Dataset entries:
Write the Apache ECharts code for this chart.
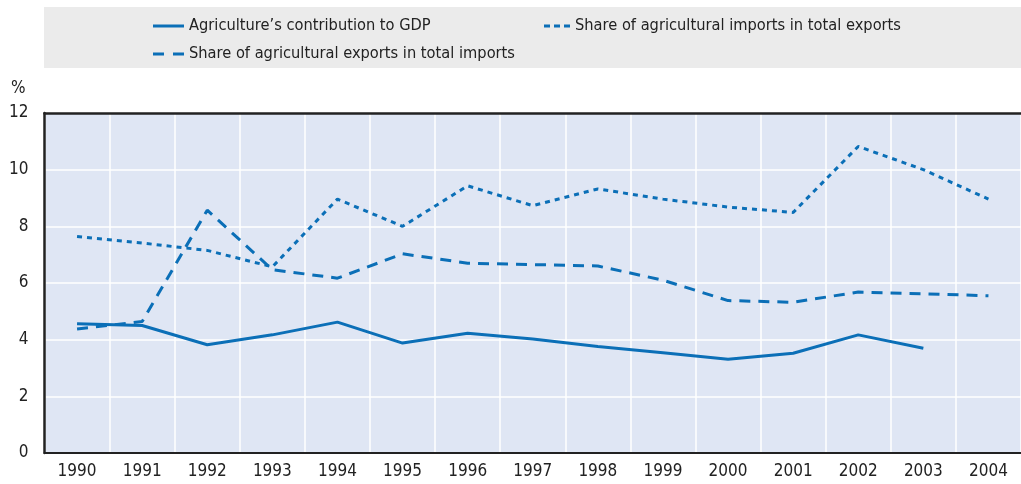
<!DOCTYPE html>
<html>
<head>
<meta charset="utf-8">
<script src="https://cdn.jsdelivr.net/npm/echarts@6/dist/echarts.min.js"></script>
<style>
html,body{margin:0;padding:0;background:#fff;}
#c{width:1021px;height:484px;}
</style>
</head>
<body>
<div id="c"></div>
<script>
const years = ['1990','1991','1992','1993','1994','1995','1996','1997','1998','1999','2000','2001','2002','2003','2004'];
const gdpShare = [4.56, 4.5, 3.82, 4.17, 4.62, 3.88, 4.23, 4.02, 3.76, 3.54, 3.31, 3.52, 4.17, 3.7, null];
const exportsInImports = [4.38, 4.64, 8.57, 6.47, 6.17, 7.03, 6.7, 6.65, 6.6, 6.1, 5.38, 5.32, 5.68, 5.62, 5.55];
const importsInExports = [7.64, 7.41, 7.15, 6.57, 8.96, 8.0, 9.43, 8.73, 9.32, 8.96, 8.68, 8.49, 10.82, 10.0, 8.96];
const yTicks = [0, 2, 4, 6, 8, 10, 12];

const FONT = '"Liberation Sans Narrow", "Arial Narrow", "DejaVu Sans Condensed", sans-serif';
const BLUE = '#0b6fb7';
const chart = echarts.init(document.getElementById('c'));
const names = ["Agriculture’s contribution to GDP", "Share of agricultural exports in total imports", "Share of agricultural imports in total exports"];
const icons = {
  solid: 'path://M0,0H31V3H0Z',
  dashed: 'path://M0,0H11V3H0Z M20,0H31V3H20Z',
  dotted: 'path://M0,0H6V3H0Z M10,0H16V3H10Z M20,0H26V3H20Z'
};
const legendText = {fontFamily: FONT, fontSize: 16.3, color: '#222'};
chart.setOption({
  animation: false,
  graphic: [
    {type: 'rect', left: 44, top: 7, shape: {width: 990, height: 61}, style: {fill: '#ebebeb'}, z: -1},
    {type: 'text', left: 11, top: 80, style: {text: '%', font: '17px ' + FONT, fill: '#222'}}
  ],
  legend: [
    {data: [{name: names[0], icon: icons.solid}], left: 153, top: 18, padding: 0, itemWidth: 31, itemHeight: 3, itemGap: 0,
     symbolKeepAspect: false, textStyle: legendText, selectedMode: false},
    {data: [{name: names[2], icon: icons.dotted}], left: 544, top: 18, padding: 0, itemWidth: 26, itemHeight: 3, itemGap: 0,
     symbolKeepAspect: false, textStyle: legendText, selectedMode: false},
    {data: [{name: names[1], icon: icons.dashed}], left: 153, top: 46, padding: 0, itemWidth: 31, itemHeight: 3, itemGap: 0,
     symbolKeepAspect: false, textStyle: legendText, selectedMode: false}
  ],
  grid: {left: 44.5, right: -6, top: 113, bottom: 31, show: true, backgroundColor: '#dfe6f4', borderWidth: 0},
  xAxis: [{
    type: 'category', data: years, boundaryGap: true,
    axisLine: {lineStyle: {color: '#222', width: 2}},
    axisTick: {inside: true, length: 6, lineStyle: {color: '#444', width: 1}},
    splitLine: {show: true, lineStyle: {color: '#fff', width: 1.5}},
    axisLabel: {fontFamily: FONT, fontSize: 17, color: '#222', margin: 10}
  }, {
    type: 'category', data: years, boundaryGap: true, position: 'top',
    axisLine: {lineStyle: {color: '#222', width: 2.5}},
    axisTick: {show: false}, axisLabel: {show: false}, splitLine: {show: false}
  }],
  yAxis: {
    type: 'value', min: yTicks[0], max: yTicks[yTicks.length - 1], interval: 2,
    axisLine: {show: true, lineStyle: {color: '#222', width: 2.5}},
    axisTick: {show: false},
    splitLine: {show: true, lineStyle: {color: '#fff', width: 1.5}},
    axisLabel: {fontFamily: FONT, fontSize: 17, color: '#222', margin: 16}
  },
  series: [
    {name: names[0], type: 'line', data: gdpShare, symbol: 'none', lineStyle: {color: BLUE, width: 3}, itemStyle: {color: BLUE}, z: 3},
    {name: names[1], type: 'line', data: exportsInImports, symbol: 'none', lineStyle: {color: BLUE, width: 3, type: [11, 8]}, itemStyle: {color: BLUE}, z: 3},
    {name: names[2], type: 'line', data: importsInExports, symbol: 'none', lineStyle: {color: BLUE, width: 3, type: [5, 5]}, itemStyle: {color: BLUE}, z: 3}
  ]
});
</script>
</body>
</html>
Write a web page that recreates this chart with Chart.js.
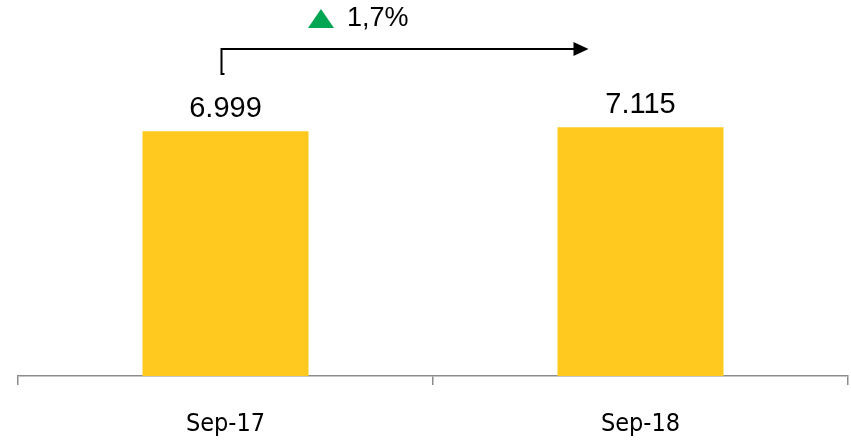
<!DOCTYPE html>
<html>
<head>
<meta charset="utf-8">
<script src="https://cdn.jsdelivr.net/npm/chart.js@4.4.1/dist/chart.umd.min.js"></script>
<style>
  html, body { margin: 0; padding: 0; background: #ffffff; }
  #wrap { width: 851px; height: 442px; position: relative; }
</style>
</head>
<body>
<div id="wrap"><canvas id="c" width="851" height="442"></canvas></div>
<script>
const categories = ['Sep-17', 'Sep-18'];
const values = [6999, 7115];
const valueLabels = ['6.999', '7.115'];
const changeLabel = '1,7%';

const barColor = '#FFC91F';

const annotationPlugin = {
  id: 'annot',
  afterDatasetsDraw(chart) {
    const ctx = chart.ctx;
    const meta = chart.getDatasetMeta(0);
    ctx.save();
    // value labels
    ctx.fillStyle = '#000000';
    ctx.font = '29px "Liberation Sans", Arial, sans-serif';
    ctx.textAlign = 'center';
    ctx.textBaseline = 'middle';
    meta.data.forEach((bar, i) => {
      ctx.fillText(valueLabels[i], bar.x, bar.y - 22);
    });
    // growth arrow
    const b0 = meta.data[0], b1 = meta.data[1];
    const x0 = b0.x - 4;
    const yTop = 49;
    const yBot = 74;
    const xEnd = b1.x - 52;
    ctx.strokeStyle = '#000000';
    ctx.lineWidth = 2;
    ctx.beginPath();
    ctx.moveTo(x0 + 3, yBot);
    ctx.lineTo(x0, yBot);
    ctx.lineTo(x0, yTop);
    ctx.lineTo(xEnd - 14, yTop);
    ctx.stroke();
    ctx.fillStyle = '#000000';
    ctx.beginPath();
    ctx.moveTo(xEnd - 15, yTop - 7);
    ctx.lineTo(xEnd, yTop);
    ctx.lineTo(xEnd - 15, yTop + 7);
    ctx.closePath();
    ctx.fill();
    // triangle + percentage
    const tx = 308;
    ctx.fillStyle = '#00A651';
    ctx.beginPath();
    ctx.moveTo(tx, 28);
    ctx.lineTo(tx + 13, 9);
    ctx.lineTo(tx + 26, 28);
    ctx.closePath();
    ctx.fill();
    ctx.fillStyle = '#000000';
    ctx.textAlign = 'left';
    ctx.font = '27px "Liberation Sans", Arial, sans-serif';
    ctx.fillText(changeLabel, 347, 19);
    ctx.restore();
  }
};

new Chart(document.getElementById('c'), {
  type: 'bar',
  data: {
    labels: categories,
    datasets: [{
      data: values,
      backgroundColor: barColor,
      borderWidth: 0,
      categoryPercentage: 1.0,
      barPercentage: 0.4
    }]
  },
  options: {
    responsive: false,
    animation: false,
    devicePixelRatio: 1,
    layout: { padding: { top: 0, left: 18, right: 3, bottom: 0 } },
    plugins: { legend: { display: false }, tooltip: { enabled: false } },
    scales: {
      y: { display: false, min: 0, max: 10750 },
      x: {
        afterFit(scale) { scale.height = 66; },
        grid: {
          display: true,
          drawOnChartArea: false,
          drawTicks: true,
          tickLength: 9,
          color: '#8c8c8c',
          lineWidth: 1.5,
          offset: true
        },
        border: { display: true, color: '#8c8c8c', width: 1.5 },
        ticks: {
          color: '#000000',
          padding: 24,
          font: { family: '"Liberation Sans Narrow", "DejaVu Sans Condensed", "Liberation Sans", sans-serif', size: 25 }
        }
      }
    }
  },
  plugins: [annotationPlugin]
});
</script>
</body>
</html>
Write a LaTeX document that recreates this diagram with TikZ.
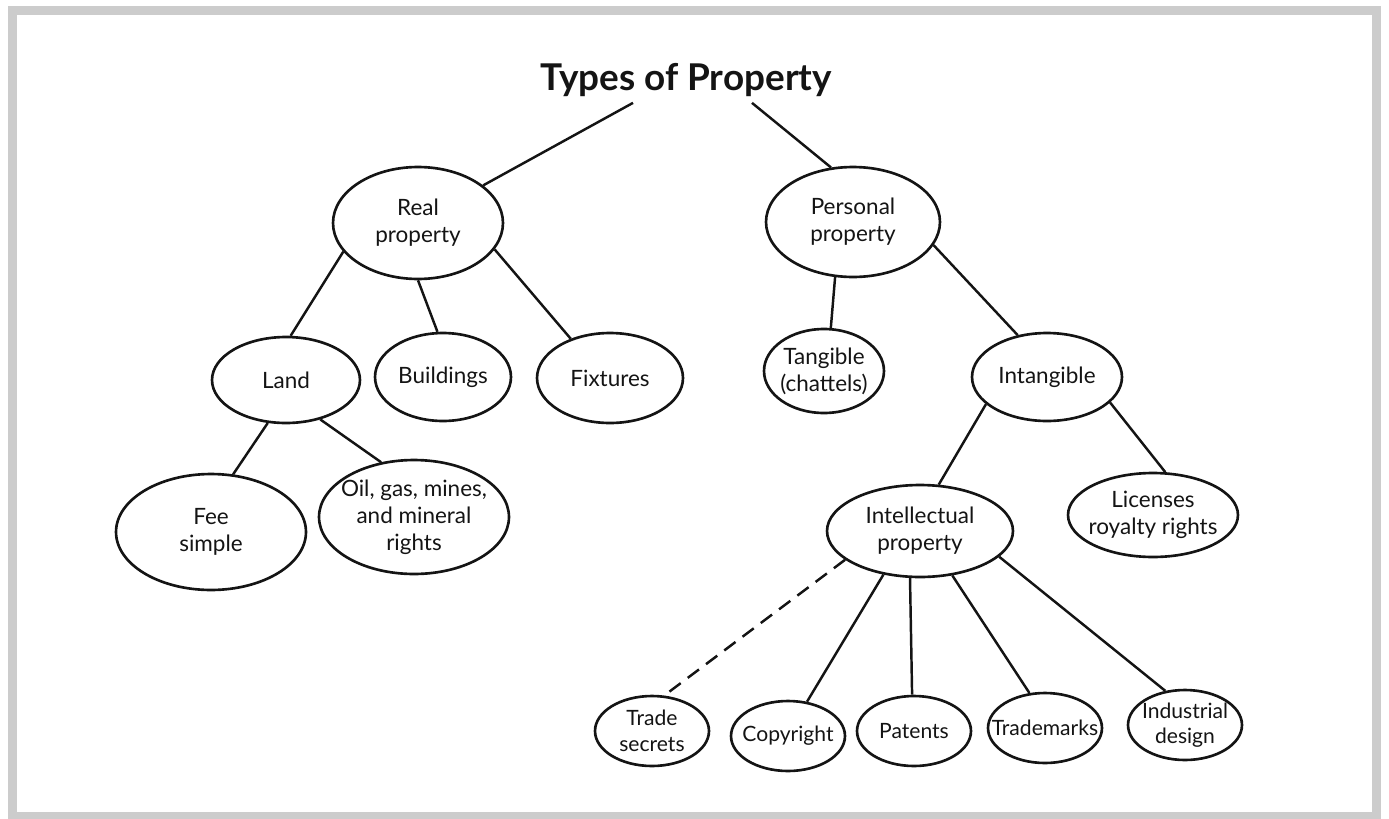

Written request: Everything from the first line to the line with "const yTicks = [0, 2, 4, 6, 8, 10, 12];" must be repeated exactly, and nothing else. Leave the pictures out.

Result of the task:
Write the Apache ECharts code for this chart.
<!DOCTYPE html>
<html>
<head>
<meta charset="utf-8">
<script src="https://cdn.jsdelivr.net/npm/echarts@6/dist/echarts.min.js"></script>
<style>
html,body{margin:0;padding:0;background:#fff;}
#c{width:1021px;height:484px;}
</style>
</head>
<body>
<div id="c"></div>
<script>
const years = ['1990','1991','1992','1993','1994','1995','1996','1997','1998','1999','2000','2001','2002','2003','2004'];
const gdpShare = [4.56, 4.5, 3.82, 4.17, 4.62, 3.88, 4.23, 4.02, 3.76, 3.54, 3.31, 3.52, 4.17, 3.7, null];
const exportsInImports = [4.38, 4.64, 8.57, 6.47, 6.17, 7.03, 6.7, 6.65, 6.6, 6.1, 5.38, 5.32, 5.68, 5.62, 5.55];
const importsInExports = [7.64, 7.41, 7.15, 6.57, 8.96, 8.0, 9.43, 8.73, 9.32, 8.96, 8.68, 8.49, 10.82, 10.0, 8.96];
const yTicks = [0, 2, 4, 6, 8, 10, 12];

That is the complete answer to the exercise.